Cette argumentation métaphorique visant à définir la notion de crime climatique a fini par se matérialiser en plusieurs affaires politiques et judiciaires, notamment « l’Affaire du Siècle », à l’issue de laquelle la France a été condamnée à réparer les conséquences de son inaction climatique. On peut aussi noter la pétition visant à faire reconnaître l’écocide. Cette notion reprend explicitement des images liées aux génocides-féminicides dans le contexte environnemental et l’accole à l’idée de « crime international ».
Ainsi, la mise en garde concernant un éventuel « écoterrorisme » reprend cette imagerie liée au crime climatique afin de promouvoir des contre-arguments : « l’inaction climatique » du gouvernement est perçue comme criminelle par les activistes tandis que la « radicalité écologiste » des activistes est perçue comme criminelle par le gouvernement.
Promouvoir un dialogue international
Dans d’autres contextes, les arguments métaphoriques ne sont pas toujours associés aux controverses telles que celles présentées ci-dessus.
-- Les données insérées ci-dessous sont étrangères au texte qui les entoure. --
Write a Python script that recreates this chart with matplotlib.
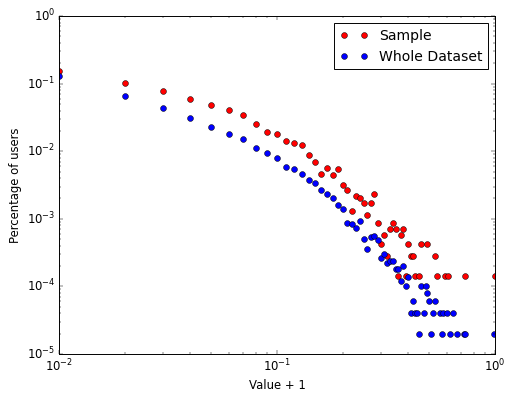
import matplotlib
matplotlib.use("Agg")
import matplotlib.pyplot as plt

plt.style.use("classic")

# Sample
sample_x = [0.01, 0.02, 0.03, 0.04, 0.05, 0.06, 0.07, 0.08, 0.09, 0.10,
            0.11, 0.12, 0.13, 0.14, 0.15, 0.16, 0.17, 0.18, 0.19, 0.20,
            0.21, 0.22, 0.23, 0.24, 0.25, 0.26, 0.27, 0.28, 0.29, 0.30,
            0.31, 0.32, 0.33, 0.34, 0.35, 0.36, 0.37, 0.38, 0.39, 0.40,
            0.41, 0.42, 0.43, 0.45, 0.46, 0.49, 0.53, 0.54, 0.59, 0.61,
            0.73, 1.00]
sample_y = [0.155, 0.101, 0.0785, 0.0592, 0.0478, 0.0403, 0.0347, 0.025, 0.019, 0.0182,
            0.0143, 0.0131, 0.0124, 0.0088, 0.0069, 0.0046, 0.00564, 0.0044, 0.00551, 0.00316,
            0.0027, 0.00129, 0.00215, 0.0020, 0.00172, 0.00114, 0.00172, 0.00229, 0.00086, 0.00043,
            0.00057, 0.000286, 0.000715, 0.00086, 0.000715, 0.000143, 0.00057, 0.000715, 0.000143, 0.00043,
            0.000286, 0.000286, 0.000143, 0.000143, 0.00043, 0.00043, 0.000286, 0.000143, 0.000143, 0.000143,
            0.000143, 0.000143]

# Whole Dataset
whole_x = [0.01, 0.02, 0.03, 0.04, 0.05, 0.06, 0.07, 0.08, 0.09, 0.10,
           0.11, 0.12, 0.13, 0.14, 0.15, 0.16, 0.17, 0.18, 0.19, 0.20,
           0.21, 0.22, 0.23, 0.24, 0.25, 0.26, 0.27, 0.28, 0.29, 0.30,
           0.31, 0.32, 0.33, 0.34, 0.35, 0.36, 0.37, 0.38, 0.39, 0.40,
           0.41, 0.42, 0.43, 0.44, 0.45, 0.46, 0.47, 0.48, 0.49, 0.50,
           0.51, 0.52, 0.53, 0.56, 0.57, 0.58, 0.60, 0.62, 0.64, 0.67,
           0.72, 0.73, 0.99]
whole_y = [0.131, 0.0662, 0.044, 0.031, 0.0226, 0.0182, 0.015, 0.0113, 0.0093, 0.00785,
           0.0059, 0.00546, 0.00465, 0.00371, 0.00339, 0.00267, 0.00233, 0.00203, 0.00162, 0.00141,
           0.00088, 0.00084, 0.00072, 0.00092, 0.0005, 0.00036, 0.00054, 0.00056, 0.00048, 0.00026,
           0.0003, 0.00022, 0.00024, 0.00024, 0.00018, 0.00018, 0.00012, 0.0002, 0.0001, 0.00014,
           0.00004, 0.00006, 0.00004, 0.00004, 0.00002, 0.0001, 0.00004, 0.0001, 0.00008, 0.00006,
           0.00002, 0.00004, 0.00006, 0.00004, 0.00002, 0.00004, 0.00004, 0.00002, 0.00004, 0.00002,
           0.00002, 0.00002, 0.00002]

fig = plt.figure(figsize=(505 / 70, 396 / 70), dpi=70, facecolor="white")
ax = fig.add_axes([59 / 505, 1 - 354 / 396, 436 / 505, 338 / 396])

ax.plot(sample_x, sample_y, "ro", label="Sample")
ax.plot(whole_x, whole_y, "bo", label="Whole Dataset")

ax.set_xscale("log")
ax.set_yscale("log")
ax.set_xlim(0.01, 1)
ax.set_ylim(1e-5, 1)
ax.set_xlabel("Value + 1")
ax.set_ylabel("Percentage of users")
ax.legend(loc="upper right")

fig.savefig("out.png", dpi=70, facecolor="white")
Lors des sommets internationaux sur le climat, l’utilisation de métaphores est le plus souvent nécessaire pour soutenir les récits relatant les diverses expériences climatiques vécues par des communautés provenant des quatre coins du monde.
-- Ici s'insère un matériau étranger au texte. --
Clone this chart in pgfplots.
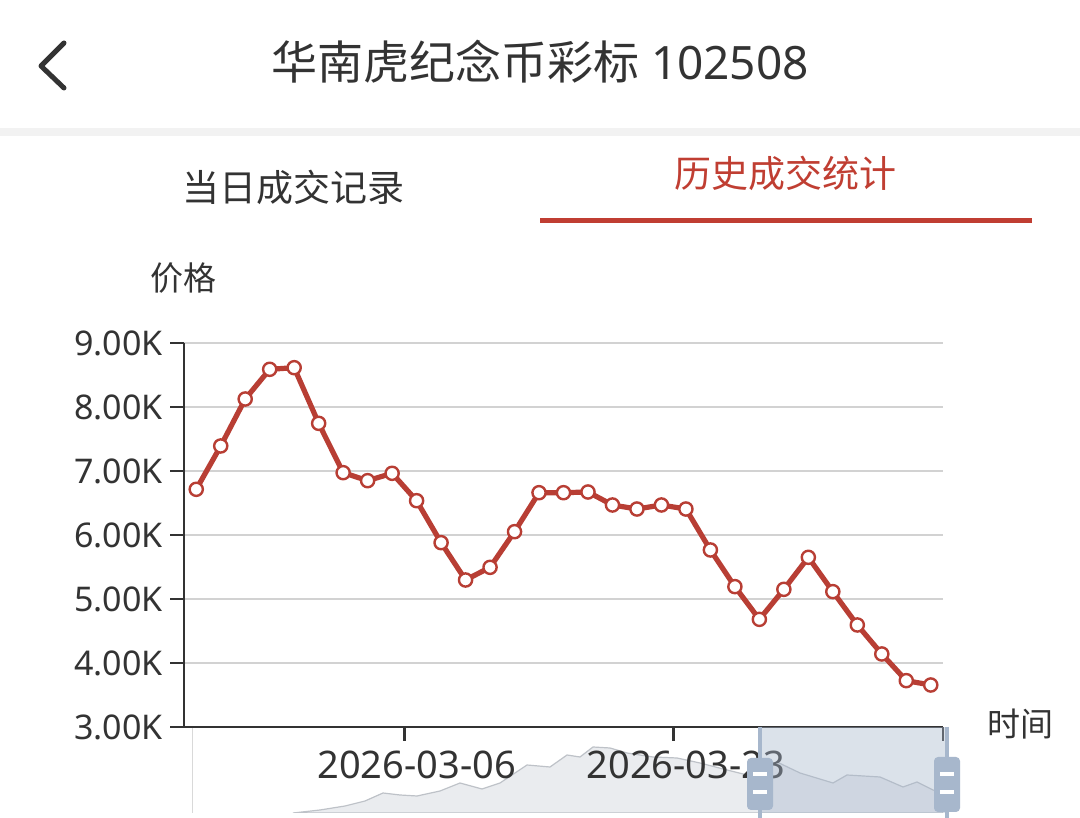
\documentclass[border=0pt]{standalone}
\usepackage{pgfplots}
\pgfplotsset{compat=1.18}
\usepackage{fontspec}
\setmainfont{Noto Sans}
\newfontfamily\cjk{Noto Sans CJK SC}
\definecolor{linered}{RGB}{184,62,52}
\definecolor{tabred}{RGB}{192,62,50}
\definecolor{txt}{RGB}{51,51,51}
\definecolor{gridc}{RGB}{210,210,210}
\definecolor{handle}{RGB}{167,183,204}
\definecolor{shadowfill}{RGB}{234,236,239}
\definecolor{shadowline}{RGB}{190,194,200}

\begin{document}
\begin{tikzpicture}[x=0.5pt,y=0.5pt]
\path[use as bounding box, fill=white] (0,0) rectangle (1080,818);
% header
\draw[txt, line width=2.5pt, line cap=round, line join=round] (64,775) -- (41,752) -- (64,730);
\node[txt, font=\fontsize{23}{23}\selectfont] at (540,756) {{\cjk 华南虎纪念币彩标} 102508};
\fill[black!5] (0,682) rectangle (1080,690);
\node[txt, font=\cjk\fontsize{18.5}{18.5}\selectfont] at (293,631) {当日成交记录};
\node[tabred, font=\cjk\fontsize{18.5}{18.5}\selectfont] at (785,645) {历史成交统计};
\fill[tabred] (540,595) rectangle (1032,600);

% data zoom shadow
\begin{axis}[at={(96pt,2.5pt)}, anchor=south west, scale only axis,
  width=375.5pt, height=43pt, xmin=192, xmax=943, ymin=0, ymax=86,
  hide axis, clip=true]
\addplot[fill=shadowfill, draw=shadowline, line width=0.6pt] coordinates {
(293,0)(320,3)(345,7)(365,12)(383,20)(400,18)(417,17)(440,22)(460,30)(482,24)
(500,30)(527,48)(550,46)(567,58)(580,56)(593,66)(610,65)(627,60)(653,56)(677,55)
(700,50)(727,43)(747,38)(762,45)(777,51)(800,40)(833,30)(847,38)(880,36)(903,26)
(917,31)(933,23)(943,20)} \closedcycle;
\end{axis}
\draw[black!15, line width=0.5pt] (192,91) -- (192,5);

% main chart
\begin{axis}[at={(92pt,45.5pt)}, anchor=south west, scale only axis,
  width=379.5pt, height=192pt,
  xmin=-0.5, xmax=30.5, ymin=3000, ymax=9000,
  axis lines*=left,
  axis line style={txt, line width=1.4pt},
  tick style={txt, line width=1.4pt},
  tick align=outside, major tick length=7pt,
  ytick={3000,4000,5000,6000,7000,8000,9000},
  yticklabels={3.00K,4.00K,5.00K,6.00K,7.00K,8.00K,9.00K},
  y tick label style={font=\fontsize{17}{17}\selectfont, text=txt},
  ymajorgrids, grid style={gridc, line width=1pt},
  xtick={8.5,19.5,30.5}, xticklabels={},
  extra x ticks={9,20},
  extra x tick labels={2026-03-06,2026-03-23},
  extra x tick style={major tick length=0pt, tick style={draw=none},
     tick label style={font=\fontsize{19}{19}\selectfont, text=txt, yshift=-8.5pt}},
  clip=false]
\addplot[linered, line width=2.6pt, line join=round, mark=*, mark size=3.3pt,
  mark options={fill=white, draw=linered, line width=1.2pt}] coordinates {
(0,6714)(1,7391)(2,8125)(3,8589)(4,8614)(5,7745)(6,6974)(7,6849)(8,6964)(9,6536)
(10,5880)(11,5297)(12,5495)(13,6052)(14,6661)(15,6661)(16,6672)(17,6469)(18,6406)(19,6469)
(20,6406)(21,5766)(22,5193)(23,4682)(24,5151)(25,5651)(26,5115)(27,4594)(28,4141)(29,3724)
(30,3656)};
\end{axis}

\node[txt, font=\cjk\fontsize{16.5}{16.5}\selectfont] at (183,540) {价格};
\node[txt, font=\cjk\fontsize{16.5}{16.5}\selectfont] at (1020,94) {时间};

% data zoom window and handles
\fill[handle, opacity=0.4] (760,5) rectangle (947,91);
\draw[handle, line width=2pt] (760,91) -- (760,0);
\draw[handle, line width=2pt] (947,91) -- (947,0);
\fill[handle, rounded corners=2pt] (747,8) rectangle (773,60);
\fill[handle, rounded corners=2pt] (934,6) rectangle (960,61);
\fill[white] (753,42) rectangle (767,46);
\fill[white] (753,24) rectangle (767,28);
\fill[white] (940,42) rectangle (954,46);
\fill[white] (940,24) rectangle (954,28);
\end{tikzpicture}
\end{document}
Afin de partager une représentation concrète des phénomènes climatiques (et de leurs conséquences sociales et culturelles) se déroulant parfois à plusieurs milliers de kilomètres, les locuteurs et locutrices recourent à des imageries plus parlantes pour les communautés internationales. L’activiste Ougandaise Hilda Flavia Nakabuye s’adresse ainsi à la communauté internationale lors de la COP25 en 2020 :
« Je suis la voix des enfants mourants, des femmes déplacées, et des personnes souffrantes sous l’emprise de la crise climatique créée par les pays riches. »
Cette allocution permet à l’activiste de se transformer, via la métaphore, en une simple « voix ». Cette métaphore insiste sur le caractère polyphonique de son récit : ce n’est pas son expérience personnelle de la crise climatique que nous devons écouter mais bien les diverses épreuves traversées par les diverses communautés directement touchées par la crise.
Les populations indigènes se servent aussi des métaphores afin de partager leur propre perception de la nature et dispenser leurs savoirs afin d’aider les communautés internationales à vivre plus en harmonie avec l’écosystème :
« Les peuples indigènes sont en première ligne de l’urgence climatique. Laissez-nous mettre fin à cette pollution de paroles creuses et laissez-nous nous battre pour notre futur et notre présent. »
Cette déclaration est de Txai Suruí, activiste du climat au Rondônia lors de la COP26 en 2021.
Ce dialogue international, enrichi par ces imageries métaphoriques, représente aussi une opportunité pour les communautés – et notamment les MAPA (« Most Affected People and Areas » – « Personnes et régions les plus touchées ») – de promouvoir un partage de connaissances et de valoriser les solutions mises en place par les populations directement touchées par la crise climatique. Ces solutions incluent notamment la valorisation des ressources naturelles et l’accès à l’éducation pour toutes et tous.
En conclusion, bien que les métaphores puissent générer de fortes polarités au sein de la société, elles peuvent aussi permettre un dialogue visant à promouvoir la solidarité internationale afin de mieux maîtriser les effets de la crise climatique.